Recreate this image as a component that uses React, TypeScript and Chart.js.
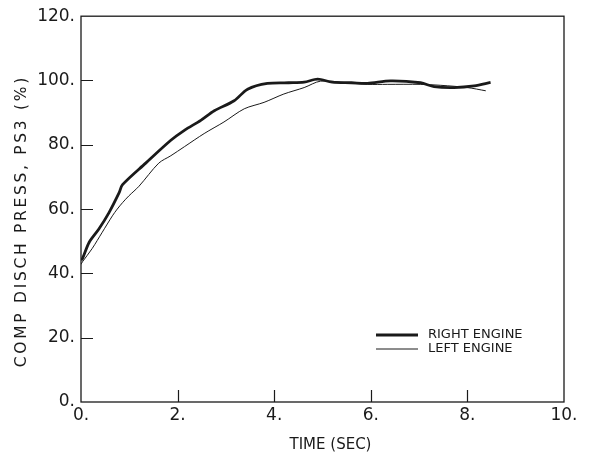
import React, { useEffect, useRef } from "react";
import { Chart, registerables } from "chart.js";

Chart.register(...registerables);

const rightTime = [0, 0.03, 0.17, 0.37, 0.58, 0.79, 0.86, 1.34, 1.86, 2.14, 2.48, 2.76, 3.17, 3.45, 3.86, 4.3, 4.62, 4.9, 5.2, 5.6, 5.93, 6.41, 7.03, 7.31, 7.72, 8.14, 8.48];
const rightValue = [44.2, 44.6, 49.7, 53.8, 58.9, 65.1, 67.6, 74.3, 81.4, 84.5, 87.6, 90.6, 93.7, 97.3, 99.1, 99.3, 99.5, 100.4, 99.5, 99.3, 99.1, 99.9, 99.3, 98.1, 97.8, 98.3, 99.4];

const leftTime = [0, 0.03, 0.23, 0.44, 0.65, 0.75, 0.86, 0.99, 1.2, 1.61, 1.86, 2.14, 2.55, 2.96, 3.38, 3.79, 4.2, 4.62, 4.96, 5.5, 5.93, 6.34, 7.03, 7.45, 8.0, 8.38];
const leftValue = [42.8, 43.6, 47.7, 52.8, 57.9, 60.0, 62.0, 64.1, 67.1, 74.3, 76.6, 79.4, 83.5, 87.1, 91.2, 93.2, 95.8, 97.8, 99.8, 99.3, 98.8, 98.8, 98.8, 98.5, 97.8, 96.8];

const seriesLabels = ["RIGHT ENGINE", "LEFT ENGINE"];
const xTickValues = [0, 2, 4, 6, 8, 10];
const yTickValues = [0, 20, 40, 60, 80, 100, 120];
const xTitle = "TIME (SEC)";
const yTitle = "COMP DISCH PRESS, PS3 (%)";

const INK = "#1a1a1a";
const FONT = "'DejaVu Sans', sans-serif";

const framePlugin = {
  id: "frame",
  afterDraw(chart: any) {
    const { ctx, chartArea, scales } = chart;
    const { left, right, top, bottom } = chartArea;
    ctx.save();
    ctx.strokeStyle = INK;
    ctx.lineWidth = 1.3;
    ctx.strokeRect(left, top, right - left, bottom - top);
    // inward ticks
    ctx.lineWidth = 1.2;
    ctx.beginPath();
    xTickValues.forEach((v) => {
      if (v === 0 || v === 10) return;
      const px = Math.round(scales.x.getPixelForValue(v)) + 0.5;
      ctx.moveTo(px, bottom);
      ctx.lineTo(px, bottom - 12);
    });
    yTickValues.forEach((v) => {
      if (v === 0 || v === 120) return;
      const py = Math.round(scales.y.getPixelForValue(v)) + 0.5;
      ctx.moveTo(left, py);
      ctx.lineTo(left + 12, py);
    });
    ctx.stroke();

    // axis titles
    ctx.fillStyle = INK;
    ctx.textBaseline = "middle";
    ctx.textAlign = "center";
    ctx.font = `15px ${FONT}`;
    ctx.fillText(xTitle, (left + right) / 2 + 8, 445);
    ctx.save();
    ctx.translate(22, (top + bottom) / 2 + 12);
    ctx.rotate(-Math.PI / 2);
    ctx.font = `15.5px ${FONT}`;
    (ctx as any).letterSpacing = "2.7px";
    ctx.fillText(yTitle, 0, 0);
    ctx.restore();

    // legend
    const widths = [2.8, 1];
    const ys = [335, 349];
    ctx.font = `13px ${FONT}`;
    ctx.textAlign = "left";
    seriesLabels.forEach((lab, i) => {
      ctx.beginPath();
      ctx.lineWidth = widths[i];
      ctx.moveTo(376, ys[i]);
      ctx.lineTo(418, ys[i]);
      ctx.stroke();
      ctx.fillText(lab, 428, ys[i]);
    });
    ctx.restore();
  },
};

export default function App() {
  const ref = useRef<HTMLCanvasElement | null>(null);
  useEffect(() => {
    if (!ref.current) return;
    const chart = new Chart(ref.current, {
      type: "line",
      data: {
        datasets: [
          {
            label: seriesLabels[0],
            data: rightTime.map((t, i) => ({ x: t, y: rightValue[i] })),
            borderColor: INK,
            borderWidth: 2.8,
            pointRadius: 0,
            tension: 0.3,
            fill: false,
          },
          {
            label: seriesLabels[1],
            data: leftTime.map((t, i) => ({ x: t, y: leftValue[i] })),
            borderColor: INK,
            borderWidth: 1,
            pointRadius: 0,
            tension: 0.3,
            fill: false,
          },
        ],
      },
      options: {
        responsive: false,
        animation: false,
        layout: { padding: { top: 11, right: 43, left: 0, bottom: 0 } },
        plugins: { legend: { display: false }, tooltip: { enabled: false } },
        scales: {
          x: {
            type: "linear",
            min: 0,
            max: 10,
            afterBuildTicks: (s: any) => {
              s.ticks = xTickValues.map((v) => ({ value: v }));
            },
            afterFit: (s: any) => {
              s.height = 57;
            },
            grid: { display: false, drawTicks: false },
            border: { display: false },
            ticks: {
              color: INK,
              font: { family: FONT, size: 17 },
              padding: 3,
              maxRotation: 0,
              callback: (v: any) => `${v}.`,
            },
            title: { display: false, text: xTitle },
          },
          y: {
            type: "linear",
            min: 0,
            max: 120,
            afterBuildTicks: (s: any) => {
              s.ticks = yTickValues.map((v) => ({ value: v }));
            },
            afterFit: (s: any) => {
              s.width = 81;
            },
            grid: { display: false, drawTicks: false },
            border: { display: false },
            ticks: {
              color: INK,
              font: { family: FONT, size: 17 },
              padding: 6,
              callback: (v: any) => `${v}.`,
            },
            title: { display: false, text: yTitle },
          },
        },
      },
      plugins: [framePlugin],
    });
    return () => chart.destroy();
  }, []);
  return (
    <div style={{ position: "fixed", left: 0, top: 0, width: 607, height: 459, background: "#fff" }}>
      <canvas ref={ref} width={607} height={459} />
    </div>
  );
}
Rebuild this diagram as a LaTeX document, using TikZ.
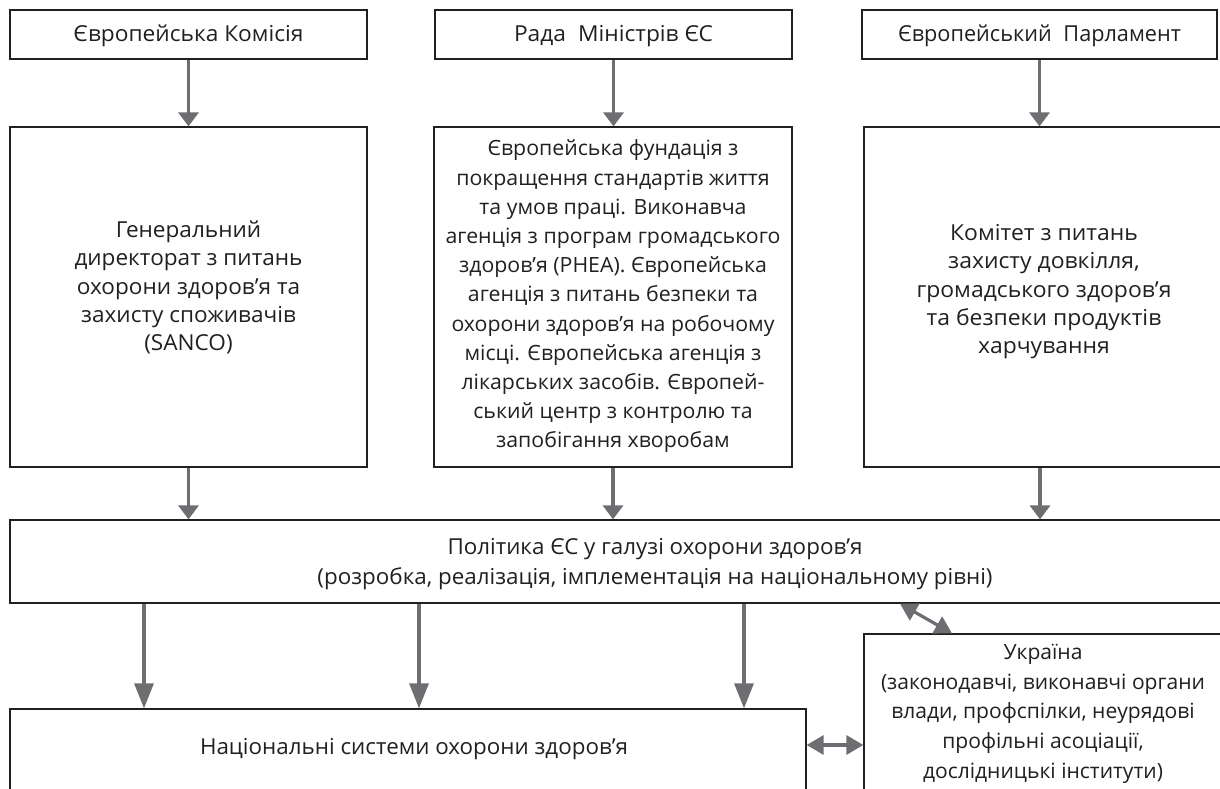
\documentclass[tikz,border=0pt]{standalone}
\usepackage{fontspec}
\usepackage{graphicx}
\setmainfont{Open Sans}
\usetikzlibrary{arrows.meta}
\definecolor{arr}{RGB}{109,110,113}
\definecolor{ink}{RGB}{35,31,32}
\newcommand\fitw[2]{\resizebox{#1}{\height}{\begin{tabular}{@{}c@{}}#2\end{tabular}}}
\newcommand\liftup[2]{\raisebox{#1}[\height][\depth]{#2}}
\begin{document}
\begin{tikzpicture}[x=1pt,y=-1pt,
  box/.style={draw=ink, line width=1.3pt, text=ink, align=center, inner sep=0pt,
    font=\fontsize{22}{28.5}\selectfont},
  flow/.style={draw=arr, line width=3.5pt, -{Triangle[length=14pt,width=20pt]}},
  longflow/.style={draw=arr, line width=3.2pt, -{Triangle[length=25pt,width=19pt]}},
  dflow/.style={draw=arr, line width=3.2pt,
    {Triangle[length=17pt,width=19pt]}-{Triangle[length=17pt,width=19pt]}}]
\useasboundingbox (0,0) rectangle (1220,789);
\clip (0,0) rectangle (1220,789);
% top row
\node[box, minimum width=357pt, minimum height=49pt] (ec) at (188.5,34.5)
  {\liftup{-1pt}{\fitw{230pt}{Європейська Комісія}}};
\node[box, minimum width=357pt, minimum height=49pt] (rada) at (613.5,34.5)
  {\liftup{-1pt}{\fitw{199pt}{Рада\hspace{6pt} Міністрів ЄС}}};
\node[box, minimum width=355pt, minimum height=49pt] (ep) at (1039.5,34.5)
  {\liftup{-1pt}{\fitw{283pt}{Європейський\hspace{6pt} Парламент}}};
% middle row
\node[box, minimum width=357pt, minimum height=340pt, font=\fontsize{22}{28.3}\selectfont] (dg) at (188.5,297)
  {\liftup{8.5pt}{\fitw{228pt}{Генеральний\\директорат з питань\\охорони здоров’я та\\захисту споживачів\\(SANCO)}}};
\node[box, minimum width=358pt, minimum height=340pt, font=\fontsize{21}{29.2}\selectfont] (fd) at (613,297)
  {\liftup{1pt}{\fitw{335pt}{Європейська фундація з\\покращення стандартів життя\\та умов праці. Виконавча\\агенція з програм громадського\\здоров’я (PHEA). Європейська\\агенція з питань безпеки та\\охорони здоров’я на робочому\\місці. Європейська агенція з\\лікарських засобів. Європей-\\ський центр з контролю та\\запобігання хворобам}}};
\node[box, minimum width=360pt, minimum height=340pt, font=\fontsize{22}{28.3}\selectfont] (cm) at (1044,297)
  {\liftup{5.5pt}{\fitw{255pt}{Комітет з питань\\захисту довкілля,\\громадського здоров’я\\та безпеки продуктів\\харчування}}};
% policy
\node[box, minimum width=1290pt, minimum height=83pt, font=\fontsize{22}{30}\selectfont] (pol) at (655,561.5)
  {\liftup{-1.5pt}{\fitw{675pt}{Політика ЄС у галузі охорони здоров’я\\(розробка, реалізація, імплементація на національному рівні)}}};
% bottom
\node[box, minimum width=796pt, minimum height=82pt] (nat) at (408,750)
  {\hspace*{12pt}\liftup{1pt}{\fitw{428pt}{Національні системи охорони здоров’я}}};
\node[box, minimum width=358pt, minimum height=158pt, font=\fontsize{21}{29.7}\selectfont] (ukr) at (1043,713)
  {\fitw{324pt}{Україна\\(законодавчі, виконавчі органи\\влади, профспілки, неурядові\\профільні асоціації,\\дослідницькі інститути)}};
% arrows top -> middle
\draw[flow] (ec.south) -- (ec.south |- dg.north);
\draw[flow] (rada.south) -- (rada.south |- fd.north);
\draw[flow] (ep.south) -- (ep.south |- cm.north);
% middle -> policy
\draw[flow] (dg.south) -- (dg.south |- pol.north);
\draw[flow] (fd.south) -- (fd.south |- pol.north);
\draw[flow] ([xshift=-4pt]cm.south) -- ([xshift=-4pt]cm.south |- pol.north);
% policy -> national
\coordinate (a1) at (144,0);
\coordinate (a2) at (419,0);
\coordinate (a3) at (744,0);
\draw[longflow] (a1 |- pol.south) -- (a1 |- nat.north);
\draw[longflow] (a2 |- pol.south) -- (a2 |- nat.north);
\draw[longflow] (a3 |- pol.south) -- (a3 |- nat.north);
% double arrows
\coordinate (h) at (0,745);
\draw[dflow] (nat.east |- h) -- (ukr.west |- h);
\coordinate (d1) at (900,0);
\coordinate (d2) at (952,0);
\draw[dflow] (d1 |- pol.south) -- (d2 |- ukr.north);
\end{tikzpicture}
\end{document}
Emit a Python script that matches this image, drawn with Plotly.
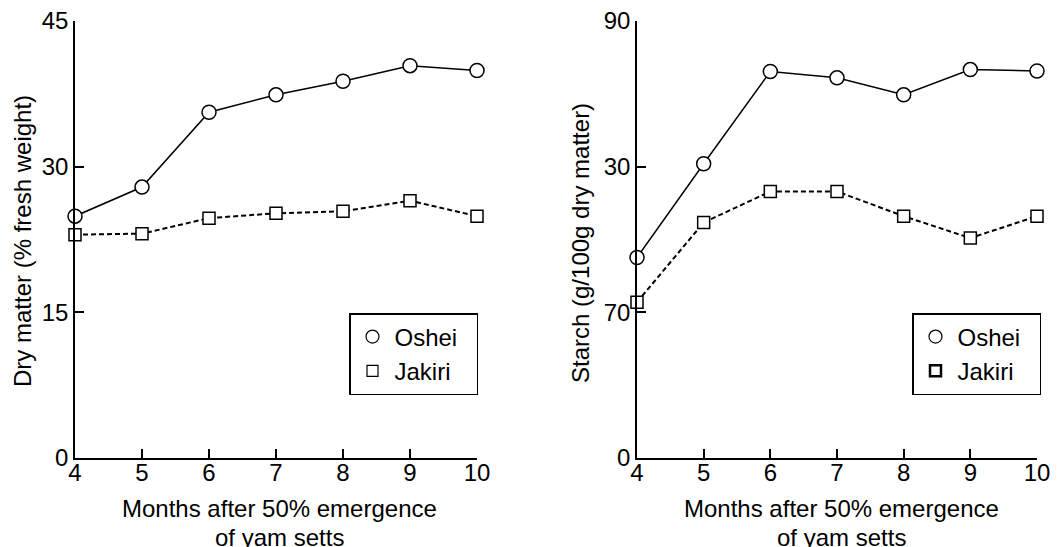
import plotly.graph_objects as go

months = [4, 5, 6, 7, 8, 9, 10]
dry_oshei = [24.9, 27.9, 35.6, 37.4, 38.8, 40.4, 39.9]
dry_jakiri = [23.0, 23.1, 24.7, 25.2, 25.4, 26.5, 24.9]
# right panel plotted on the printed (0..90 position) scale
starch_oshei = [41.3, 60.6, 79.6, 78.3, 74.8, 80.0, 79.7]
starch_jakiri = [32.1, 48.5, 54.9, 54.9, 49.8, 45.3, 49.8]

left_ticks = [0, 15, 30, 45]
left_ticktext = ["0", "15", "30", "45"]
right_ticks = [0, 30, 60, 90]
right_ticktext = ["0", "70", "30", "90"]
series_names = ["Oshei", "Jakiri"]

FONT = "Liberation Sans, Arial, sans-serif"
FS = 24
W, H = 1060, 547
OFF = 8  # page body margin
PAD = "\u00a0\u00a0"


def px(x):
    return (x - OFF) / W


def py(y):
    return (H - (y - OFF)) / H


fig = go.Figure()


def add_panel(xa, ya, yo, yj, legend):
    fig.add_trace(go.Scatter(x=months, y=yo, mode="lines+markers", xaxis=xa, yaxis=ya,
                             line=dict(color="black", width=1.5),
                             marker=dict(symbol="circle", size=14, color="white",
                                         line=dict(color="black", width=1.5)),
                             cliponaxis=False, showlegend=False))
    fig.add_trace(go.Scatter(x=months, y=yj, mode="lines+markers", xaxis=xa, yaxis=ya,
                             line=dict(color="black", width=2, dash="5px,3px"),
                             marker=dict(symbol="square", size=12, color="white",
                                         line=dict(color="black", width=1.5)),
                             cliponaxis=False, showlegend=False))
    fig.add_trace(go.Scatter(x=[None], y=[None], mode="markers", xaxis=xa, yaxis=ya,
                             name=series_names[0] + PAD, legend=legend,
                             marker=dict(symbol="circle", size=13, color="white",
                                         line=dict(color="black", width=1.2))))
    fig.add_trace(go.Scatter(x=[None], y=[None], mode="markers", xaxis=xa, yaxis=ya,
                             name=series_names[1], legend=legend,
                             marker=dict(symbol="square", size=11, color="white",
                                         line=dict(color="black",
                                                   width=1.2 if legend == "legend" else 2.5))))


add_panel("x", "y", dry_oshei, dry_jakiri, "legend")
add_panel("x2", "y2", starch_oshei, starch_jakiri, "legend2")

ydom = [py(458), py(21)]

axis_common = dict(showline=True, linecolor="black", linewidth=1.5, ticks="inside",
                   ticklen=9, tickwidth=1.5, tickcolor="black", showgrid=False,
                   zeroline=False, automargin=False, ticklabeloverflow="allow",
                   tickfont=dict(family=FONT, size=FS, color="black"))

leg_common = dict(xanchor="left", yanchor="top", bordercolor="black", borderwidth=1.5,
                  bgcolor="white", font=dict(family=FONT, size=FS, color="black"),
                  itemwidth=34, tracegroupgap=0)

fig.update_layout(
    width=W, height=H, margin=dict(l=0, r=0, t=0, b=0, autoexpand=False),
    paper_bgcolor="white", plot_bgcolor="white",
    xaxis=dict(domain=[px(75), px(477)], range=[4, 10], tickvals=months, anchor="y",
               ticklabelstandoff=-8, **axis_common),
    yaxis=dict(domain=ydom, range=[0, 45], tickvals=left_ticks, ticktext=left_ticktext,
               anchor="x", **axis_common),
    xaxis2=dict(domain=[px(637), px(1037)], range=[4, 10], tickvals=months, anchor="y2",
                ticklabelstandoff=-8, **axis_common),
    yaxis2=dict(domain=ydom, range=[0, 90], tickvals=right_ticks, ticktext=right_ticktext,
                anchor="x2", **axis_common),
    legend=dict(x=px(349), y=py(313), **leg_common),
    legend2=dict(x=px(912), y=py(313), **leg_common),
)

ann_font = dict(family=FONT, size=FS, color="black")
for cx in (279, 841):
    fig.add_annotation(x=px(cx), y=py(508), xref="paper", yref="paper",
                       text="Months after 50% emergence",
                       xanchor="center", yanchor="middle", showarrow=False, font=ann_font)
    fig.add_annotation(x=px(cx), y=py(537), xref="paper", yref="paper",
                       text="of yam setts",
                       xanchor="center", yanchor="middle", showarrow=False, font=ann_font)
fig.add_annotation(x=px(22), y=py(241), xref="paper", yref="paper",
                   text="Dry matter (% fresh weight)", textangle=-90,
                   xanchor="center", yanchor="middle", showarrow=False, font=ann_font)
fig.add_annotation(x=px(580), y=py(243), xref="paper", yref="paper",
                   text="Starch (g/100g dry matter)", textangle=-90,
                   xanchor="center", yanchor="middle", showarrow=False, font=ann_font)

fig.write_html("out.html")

________________________________________

# Given instruction
Repeat the lines above, starting at the first and stopping after the line that holds "97.8, 98.3, 99.4];", with the pictures left out.

# Output for this exercise
Recreate this image as a component that uses React, TypeScript and Chart.js.
import React, { useEffect, useRef } from "react";
import { Chart, registerables } from "chart.js";

Chart.register(...registerables);

const rightTime = [0, 0.03, 0.17, 0.37, 0.58, 0.79, 0.86, 1.34, 1.86, 2.14, 2.48, 2.76, 3.17, 3.45, 3.86, 4.3, 4.62, 4.9, 5.2, 5.6, 5.93, 6.41, 7.03, 7.31, 7.72, 8.14, 8.48];
const rightValue = [44.2, 44.6, 49.7, 53.8, 58.9, 65.1, 67.6, 74.3, 81.4, 84.5, 87.6, 90.6, 93.7, 97.3, 99.1, 99.3, 99.5, 100.4, 99.5, 99.3, 99.1, 99.9, 99.3, 98.1, 97.8, 98.3, 99.4];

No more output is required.